Chinese names are of limited use in identifying individuals, with well over half of mainland Chinese people sharing only 100 family names. Furthermore, names are recorded officially in Chinese characters, with a number of different characters often being written identically in English script. Even with a date of birth added, you are likely to find that there are dozens, if not hundreds, of Chinese people called Wang Jianguo who were born on the 1 August 1955.

However, identifying and verifying the identity of a Chinese client is not an insurmountable task. Passports are individually issued and generally reliable forms of identification. They also show the individual’s name in Chinese characters as well as Western script. More useful still is the Chinese identity card containing the individual’s official ID number. This number is central to numerous official Chinese processes and is generally memorised by individuals at an early age. The number itself conveys personal and easily extracted information about the client, including their date and place of birth and their gender.

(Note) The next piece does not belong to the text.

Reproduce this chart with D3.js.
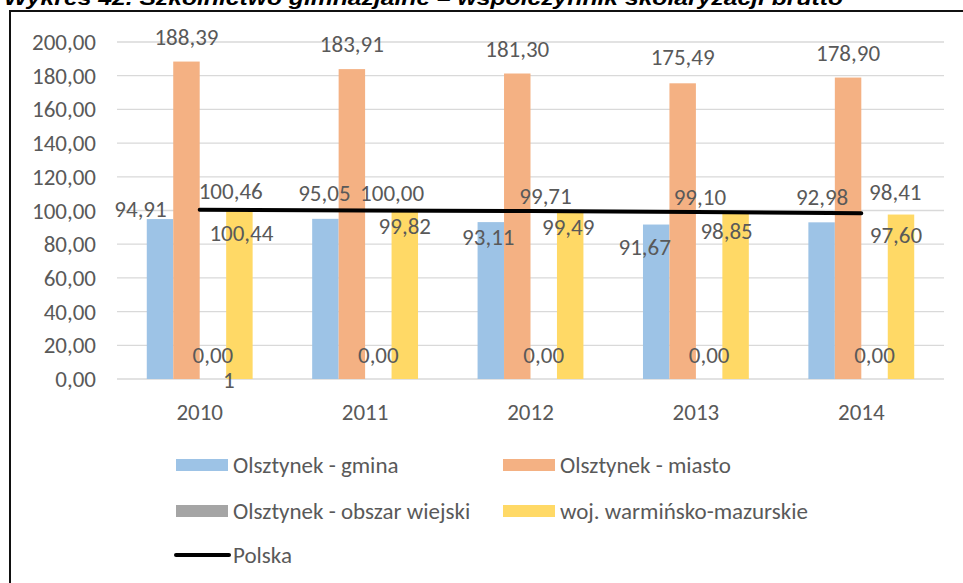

In relation to Chinese corporations, any legitimate company with an international footprint should be registered online and should be able to produce copies of their formal business registration documents showing company information such as their name and principal place of business and the name of the individual authorised to act on their behalf. Basic company information is available from the Chinese National Enterprise Credit Information Publicity System website, although at this time it is only available in Chinese.

Firms working with a Chinese client should consider instructing a specialist compliance service with appropriate language skills, the cost of which is likely to be substantially less than the cost of a regulatory penalty for conducting inadequate due diligence. These services can be used to carry out effective ID verification, access key online data, search for adverse media in Chinese, and add cultural context to your engagement with an important client base.

Managing risk

Underground banking and daigou has accrued a (not entirely deserved) reputation as a criminal process. Law firms, together with the rest of UK business, law enforcement and government need to strike a careful balance between identifying, managing and mitigating risk, while continuing to engage positively with emerging markets. Proper risk management comes not from a reluctance to engage with higher risk customers, nor from reckless abandonment of due diligence principles, but rather from building understanding, engagement, and ultimately informed knowledge and capacity to work effectively with your clients.